===== Records to process =====

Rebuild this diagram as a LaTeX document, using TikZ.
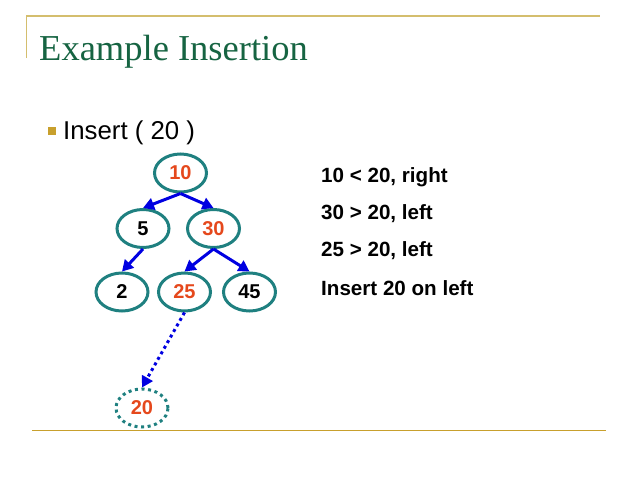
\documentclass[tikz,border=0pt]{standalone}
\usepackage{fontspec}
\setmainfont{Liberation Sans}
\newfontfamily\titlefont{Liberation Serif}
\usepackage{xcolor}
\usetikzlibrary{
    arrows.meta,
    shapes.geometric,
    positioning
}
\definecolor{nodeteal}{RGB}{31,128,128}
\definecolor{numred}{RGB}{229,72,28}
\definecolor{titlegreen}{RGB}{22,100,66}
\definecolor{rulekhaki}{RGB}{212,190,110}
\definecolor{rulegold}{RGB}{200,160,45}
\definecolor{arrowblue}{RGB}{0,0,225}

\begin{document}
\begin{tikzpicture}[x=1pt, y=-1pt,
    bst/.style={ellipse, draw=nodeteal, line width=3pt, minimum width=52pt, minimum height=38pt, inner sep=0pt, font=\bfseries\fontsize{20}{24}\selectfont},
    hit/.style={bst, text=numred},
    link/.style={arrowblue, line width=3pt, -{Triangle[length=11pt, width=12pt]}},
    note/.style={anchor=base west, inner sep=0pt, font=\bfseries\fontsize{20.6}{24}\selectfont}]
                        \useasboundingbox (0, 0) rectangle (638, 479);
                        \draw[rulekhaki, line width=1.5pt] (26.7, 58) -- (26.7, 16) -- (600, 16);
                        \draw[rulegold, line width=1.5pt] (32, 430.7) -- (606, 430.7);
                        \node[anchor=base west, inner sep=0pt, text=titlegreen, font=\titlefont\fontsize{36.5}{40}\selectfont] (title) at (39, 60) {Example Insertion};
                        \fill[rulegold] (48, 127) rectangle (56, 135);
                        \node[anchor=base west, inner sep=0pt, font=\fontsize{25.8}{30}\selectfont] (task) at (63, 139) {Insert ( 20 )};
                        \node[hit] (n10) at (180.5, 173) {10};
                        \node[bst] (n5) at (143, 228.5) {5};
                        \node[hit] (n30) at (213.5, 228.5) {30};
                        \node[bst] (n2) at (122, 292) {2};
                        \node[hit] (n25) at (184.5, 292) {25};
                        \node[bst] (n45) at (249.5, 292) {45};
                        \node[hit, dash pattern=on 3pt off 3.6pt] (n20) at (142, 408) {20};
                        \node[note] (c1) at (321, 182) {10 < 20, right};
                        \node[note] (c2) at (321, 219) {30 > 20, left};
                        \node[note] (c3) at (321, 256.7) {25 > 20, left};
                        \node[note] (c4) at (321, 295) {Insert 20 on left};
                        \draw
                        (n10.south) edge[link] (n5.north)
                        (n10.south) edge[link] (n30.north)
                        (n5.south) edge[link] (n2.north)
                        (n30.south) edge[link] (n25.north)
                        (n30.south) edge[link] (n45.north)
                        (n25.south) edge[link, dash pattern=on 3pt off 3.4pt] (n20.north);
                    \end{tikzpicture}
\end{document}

=====
===== Records to process =====

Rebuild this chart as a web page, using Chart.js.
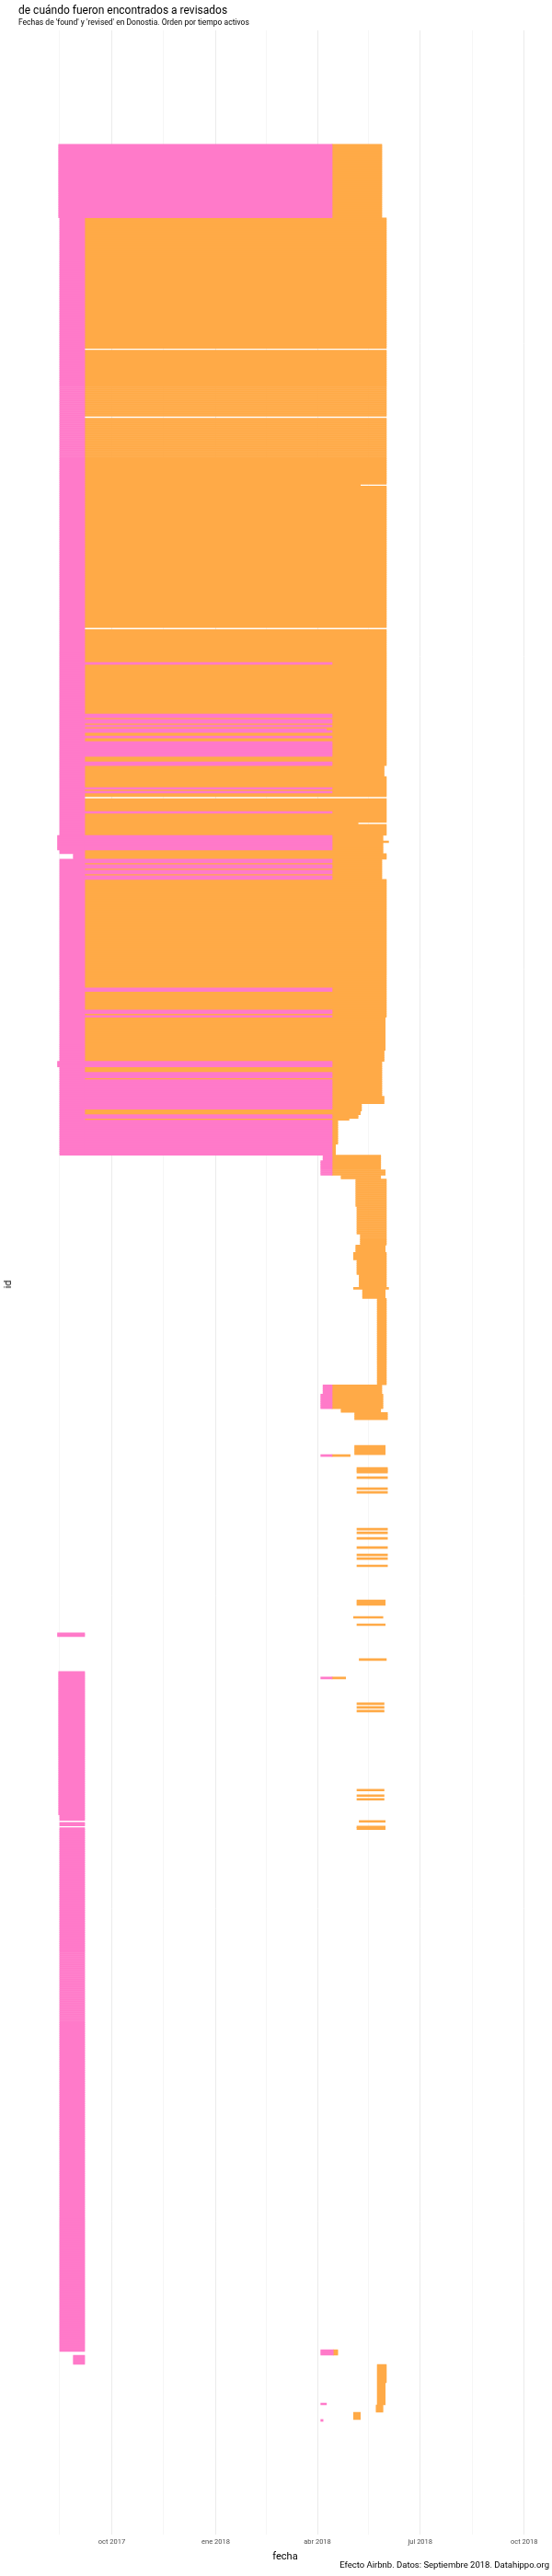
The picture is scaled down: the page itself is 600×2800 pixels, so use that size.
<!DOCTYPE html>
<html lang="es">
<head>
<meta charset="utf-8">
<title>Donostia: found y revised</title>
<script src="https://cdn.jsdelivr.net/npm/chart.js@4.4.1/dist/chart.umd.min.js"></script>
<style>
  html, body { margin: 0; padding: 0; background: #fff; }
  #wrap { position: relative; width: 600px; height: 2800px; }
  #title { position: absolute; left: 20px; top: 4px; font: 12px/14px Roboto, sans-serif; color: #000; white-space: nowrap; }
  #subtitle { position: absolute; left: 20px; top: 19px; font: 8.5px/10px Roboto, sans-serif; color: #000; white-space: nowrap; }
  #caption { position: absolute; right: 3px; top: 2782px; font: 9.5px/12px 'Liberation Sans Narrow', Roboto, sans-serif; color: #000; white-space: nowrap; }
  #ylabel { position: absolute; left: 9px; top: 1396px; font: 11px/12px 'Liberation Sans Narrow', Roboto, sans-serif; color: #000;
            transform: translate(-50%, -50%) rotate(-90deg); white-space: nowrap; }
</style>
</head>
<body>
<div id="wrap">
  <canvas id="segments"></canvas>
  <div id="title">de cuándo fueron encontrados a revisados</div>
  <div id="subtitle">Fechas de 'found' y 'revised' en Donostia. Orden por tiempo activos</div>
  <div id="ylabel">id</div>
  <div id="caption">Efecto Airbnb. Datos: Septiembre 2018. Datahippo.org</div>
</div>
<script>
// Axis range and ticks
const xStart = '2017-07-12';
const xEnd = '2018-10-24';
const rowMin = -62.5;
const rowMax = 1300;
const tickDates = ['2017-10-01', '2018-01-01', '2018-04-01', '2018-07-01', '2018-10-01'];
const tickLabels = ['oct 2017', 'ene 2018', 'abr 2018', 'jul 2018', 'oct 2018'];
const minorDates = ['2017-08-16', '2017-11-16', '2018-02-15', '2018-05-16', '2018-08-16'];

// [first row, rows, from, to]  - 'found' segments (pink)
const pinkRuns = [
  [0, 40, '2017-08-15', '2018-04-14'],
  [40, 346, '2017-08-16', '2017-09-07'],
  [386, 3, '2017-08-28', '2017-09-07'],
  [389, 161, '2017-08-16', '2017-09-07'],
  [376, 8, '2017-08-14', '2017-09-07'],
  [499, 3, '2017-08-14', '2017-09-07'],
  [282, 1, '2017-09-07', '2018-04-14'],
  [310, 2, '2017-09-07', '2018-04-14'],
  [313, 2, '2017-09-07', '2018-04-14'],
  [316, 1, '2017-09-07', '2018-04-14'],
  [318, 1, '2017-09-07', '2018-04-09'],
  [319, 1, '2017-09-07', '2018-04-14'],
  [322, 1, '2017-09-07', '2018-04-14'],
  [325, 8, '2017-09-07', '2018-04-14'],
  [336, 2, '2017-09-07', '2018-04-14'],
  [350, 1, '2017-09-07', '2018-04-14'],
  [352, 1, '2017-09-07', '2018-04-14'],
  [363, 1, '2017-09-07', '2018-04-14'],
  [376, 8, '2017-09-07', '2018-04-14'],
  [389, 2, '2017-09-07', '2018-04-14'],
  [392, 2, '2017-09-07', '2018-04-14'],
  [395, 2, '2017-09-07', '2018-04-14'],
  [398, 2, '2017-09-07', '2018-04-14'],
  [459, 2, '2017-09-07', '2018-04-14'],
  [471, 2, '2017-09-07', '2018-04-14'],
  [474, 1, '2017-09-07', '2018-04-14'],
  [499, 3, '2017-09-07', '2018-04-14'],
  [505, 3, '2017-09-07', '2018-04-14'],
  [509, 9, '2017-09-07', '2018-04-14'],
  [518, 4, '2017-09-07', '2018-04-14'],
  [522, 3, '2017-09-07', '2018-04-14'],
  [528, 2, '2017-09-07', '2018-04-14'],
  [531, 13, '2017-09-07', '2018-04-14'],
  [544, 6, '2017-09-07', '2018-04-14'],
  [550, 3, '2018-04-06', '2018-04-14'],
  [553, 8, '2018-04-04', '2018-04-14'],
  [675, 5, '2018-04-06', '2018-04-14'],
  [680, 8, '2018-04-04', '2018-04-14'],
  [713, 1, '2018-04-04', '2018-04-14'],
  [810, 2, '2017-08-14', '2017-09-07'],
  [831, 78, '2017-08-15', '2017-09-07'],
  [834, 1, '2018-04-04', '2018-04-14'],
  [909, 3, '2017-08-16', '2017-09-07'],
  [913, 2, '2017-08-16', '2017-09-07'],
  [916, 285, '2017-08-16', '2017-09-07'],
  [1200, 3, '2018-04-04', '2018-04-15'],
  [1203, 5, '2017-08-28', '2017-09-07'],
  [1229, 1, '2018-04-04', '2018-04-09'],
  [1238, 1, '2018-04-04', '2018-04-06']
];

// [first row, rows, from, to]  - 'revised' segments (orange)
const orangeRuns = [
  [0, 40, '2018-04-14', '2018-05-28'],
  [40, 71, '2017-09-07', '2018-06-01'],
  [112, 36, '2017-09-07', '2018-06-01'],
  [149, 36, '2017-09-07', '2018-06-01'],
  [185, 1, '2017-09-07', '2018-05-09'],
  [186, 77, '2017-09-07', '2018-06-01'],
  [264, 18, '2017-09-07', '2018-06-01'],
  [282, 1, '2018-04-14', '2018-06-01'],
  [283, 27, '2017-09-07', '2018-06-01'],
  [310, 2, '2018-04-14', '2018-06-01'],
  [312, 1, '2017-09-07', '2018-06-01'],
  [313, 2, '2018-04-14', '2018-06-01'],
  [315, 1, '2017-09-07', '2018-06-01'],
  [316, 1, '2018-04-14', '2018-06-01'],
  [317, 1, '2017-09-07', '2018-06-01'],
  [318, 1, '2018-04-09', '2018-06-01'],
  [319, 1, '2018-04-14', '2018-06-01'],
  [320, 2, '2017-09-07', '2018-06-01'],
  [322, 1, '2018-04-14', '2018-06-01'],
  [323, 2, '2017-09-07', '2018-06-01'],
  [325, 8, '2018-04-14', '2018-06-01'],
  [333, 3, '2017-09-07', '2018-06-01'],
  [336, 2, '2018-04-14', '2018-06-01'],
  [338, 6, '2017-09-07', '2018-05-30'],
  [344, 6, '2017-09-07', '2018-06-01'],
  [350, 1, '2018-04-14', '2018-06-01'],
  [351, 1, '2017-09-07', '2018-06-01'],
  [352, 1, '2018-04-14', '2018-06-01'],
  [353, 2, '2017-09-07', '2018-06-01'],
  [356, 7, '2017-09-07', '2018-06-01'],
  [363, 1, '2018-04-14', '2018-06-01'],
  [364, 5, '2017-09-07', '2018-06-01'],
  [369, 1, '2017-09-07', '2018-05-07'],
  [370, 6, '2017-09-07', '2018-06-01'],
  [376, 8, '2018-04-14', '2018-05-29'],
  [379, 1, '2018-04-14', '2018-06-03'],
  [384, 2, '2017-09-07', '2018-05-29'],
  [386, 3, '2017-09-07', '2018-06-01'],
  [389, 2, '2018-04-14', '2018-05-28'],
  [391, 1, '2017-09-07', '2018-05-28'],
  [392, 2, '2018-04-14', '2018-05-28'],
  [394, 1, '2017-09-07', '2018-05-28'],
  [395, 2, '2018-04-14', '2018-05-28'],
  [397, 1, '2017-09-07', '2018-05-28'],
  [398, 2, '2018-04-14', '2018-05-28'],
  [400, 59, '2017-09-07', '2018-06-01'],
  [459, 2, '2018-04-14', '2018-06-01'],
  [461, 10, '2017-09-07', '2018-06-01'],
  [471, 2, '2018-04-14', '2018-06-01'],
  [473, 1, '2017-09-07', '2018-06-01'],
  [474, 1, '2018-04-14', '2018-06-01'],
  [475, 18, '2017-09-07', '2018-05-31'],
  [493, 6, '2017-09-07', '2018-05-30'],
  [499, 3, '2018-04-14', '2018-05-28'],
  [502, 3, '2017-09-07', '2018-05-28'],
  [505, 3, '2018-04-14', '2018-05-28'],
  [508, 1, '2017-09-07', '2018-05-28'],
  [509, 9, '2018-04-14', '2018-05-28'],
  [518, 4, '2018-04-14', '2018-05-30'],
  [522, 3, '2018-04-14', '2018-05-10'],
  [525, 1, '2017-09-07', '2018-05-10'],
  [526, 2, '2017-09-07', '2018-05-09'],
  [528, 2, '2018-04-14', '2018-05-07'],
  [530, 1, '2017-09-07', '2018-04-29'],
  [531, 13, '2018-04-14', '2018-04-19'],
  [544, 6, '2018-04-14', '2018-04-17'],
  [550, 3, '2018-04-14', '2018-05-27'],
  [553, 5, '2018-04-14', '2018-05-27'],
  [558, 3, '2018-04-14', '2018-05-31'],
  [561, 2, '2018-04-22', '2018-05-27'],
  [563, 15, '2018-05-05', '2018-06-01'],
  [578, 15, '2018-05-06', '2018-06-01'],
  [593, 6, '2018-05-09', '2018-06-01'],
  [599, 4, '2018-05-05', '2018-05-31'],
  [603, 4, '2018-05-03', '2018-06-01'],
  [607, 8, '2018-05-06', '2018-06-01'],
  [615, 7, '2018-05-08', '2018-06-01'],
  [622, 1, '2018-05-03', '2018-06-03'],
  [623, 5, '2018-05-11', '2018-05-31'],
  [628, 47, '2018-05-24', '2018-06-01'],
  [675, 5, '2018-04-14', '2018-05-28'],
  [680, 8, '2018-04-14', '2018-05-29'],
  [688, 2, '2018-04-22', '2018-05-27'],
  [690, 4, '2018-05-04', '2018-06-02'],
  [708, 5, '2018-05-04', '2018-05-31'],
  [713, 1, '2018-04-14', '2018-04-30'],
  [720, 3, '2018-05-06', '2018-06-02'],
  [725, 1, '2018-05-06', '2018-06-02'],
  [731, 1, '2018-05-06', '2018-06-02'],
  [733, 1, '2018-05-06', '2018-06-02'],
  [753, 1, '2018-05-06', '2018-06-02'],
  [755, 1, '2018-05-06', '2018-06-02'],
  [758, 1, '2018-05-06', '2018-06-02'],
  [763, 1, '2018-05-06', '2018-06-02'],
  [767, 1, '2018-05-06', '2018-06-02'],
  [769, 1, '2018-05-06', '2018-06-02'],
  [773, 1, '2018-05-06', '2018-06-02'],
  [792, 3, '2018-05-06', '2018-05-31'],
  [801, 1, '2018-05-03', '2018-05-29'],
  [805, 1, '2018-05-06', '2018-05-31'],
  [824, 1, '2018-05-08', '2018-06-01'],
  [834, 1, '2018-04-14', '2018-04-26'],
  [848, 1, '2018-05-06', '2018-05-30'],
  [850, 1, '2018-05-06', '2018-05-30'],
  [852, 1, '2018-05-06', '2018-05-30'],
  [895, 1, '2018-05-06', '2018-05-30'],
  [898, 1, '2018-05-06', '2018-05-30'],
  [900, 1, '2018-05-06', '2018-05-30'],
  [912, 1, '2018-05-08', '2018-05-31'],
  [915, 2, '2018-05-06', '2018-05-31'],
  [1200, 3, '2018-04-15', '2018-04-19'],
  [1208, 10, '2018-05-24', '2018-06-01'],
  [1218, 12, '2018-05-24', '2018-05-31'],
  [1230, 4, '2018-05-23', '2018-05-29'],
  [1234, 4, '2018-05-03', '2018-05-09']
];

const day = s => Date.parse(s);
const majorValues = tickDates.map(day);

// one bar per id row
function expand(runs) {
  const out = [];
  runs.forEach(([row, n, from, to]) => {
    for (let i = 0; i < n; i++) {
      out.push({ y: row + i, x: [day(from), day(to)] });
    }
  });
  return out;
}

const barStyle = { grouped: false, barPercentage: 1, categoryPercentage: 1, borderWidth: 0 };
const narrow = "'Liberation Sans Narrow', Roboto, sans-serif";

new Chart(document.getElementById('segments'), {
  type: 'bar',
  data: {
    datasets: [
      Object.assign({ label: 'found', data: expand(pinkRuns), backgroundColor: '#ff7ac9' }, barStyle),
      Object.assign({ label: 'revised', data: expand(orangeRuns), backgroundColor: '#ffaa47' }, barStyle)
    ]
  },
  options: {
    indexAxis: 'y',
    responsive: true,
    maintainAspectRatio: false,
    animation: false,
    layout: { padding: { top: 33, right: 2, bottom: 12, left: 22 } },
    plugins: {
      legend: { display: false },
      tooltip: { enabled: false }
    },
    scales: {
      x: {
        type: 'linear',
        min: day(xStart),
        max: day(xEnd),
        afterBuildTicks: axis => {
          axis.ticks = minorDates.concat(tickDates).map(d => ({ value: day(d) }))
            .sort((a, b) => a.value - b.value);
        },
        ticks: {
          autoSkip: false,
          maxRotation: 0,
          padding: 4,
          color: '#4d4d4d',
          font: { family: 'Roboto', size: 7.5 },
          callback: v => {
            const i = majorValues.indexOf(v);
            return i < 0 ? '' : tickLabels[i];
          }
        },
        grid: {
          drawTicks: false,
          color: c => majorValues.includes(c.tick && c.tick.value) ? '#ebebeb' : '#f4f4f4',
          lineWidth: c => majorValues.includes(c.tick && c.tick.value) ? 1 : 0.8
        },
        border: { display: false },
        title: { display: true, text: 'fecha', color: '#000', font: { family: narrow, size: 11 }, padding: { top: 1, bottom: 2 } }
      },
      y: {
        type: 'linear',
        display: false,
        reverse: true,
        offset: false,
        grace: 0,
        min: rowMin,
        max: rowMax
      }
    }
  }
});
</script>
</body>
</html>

=====
===== Records to process =====

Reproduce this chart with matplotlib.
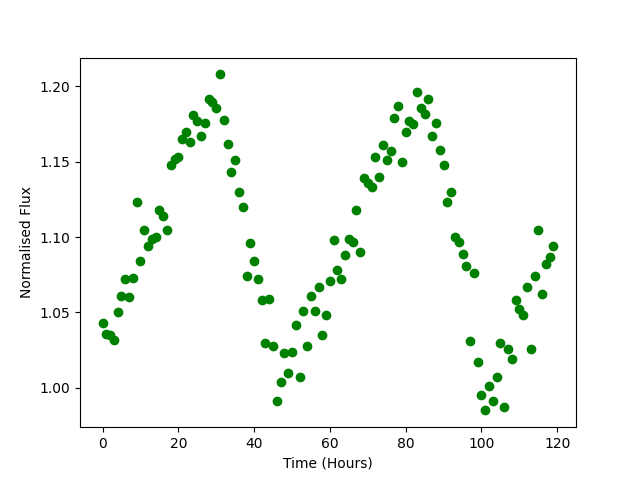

=====

What is needed —
From the data above, copy each line that holds "page".

Answer to this exercise —
Rebuild this chart as a web page, using Chart.js.
The picture is scaled down: the page itself is 600×2800 pixels, so use that size.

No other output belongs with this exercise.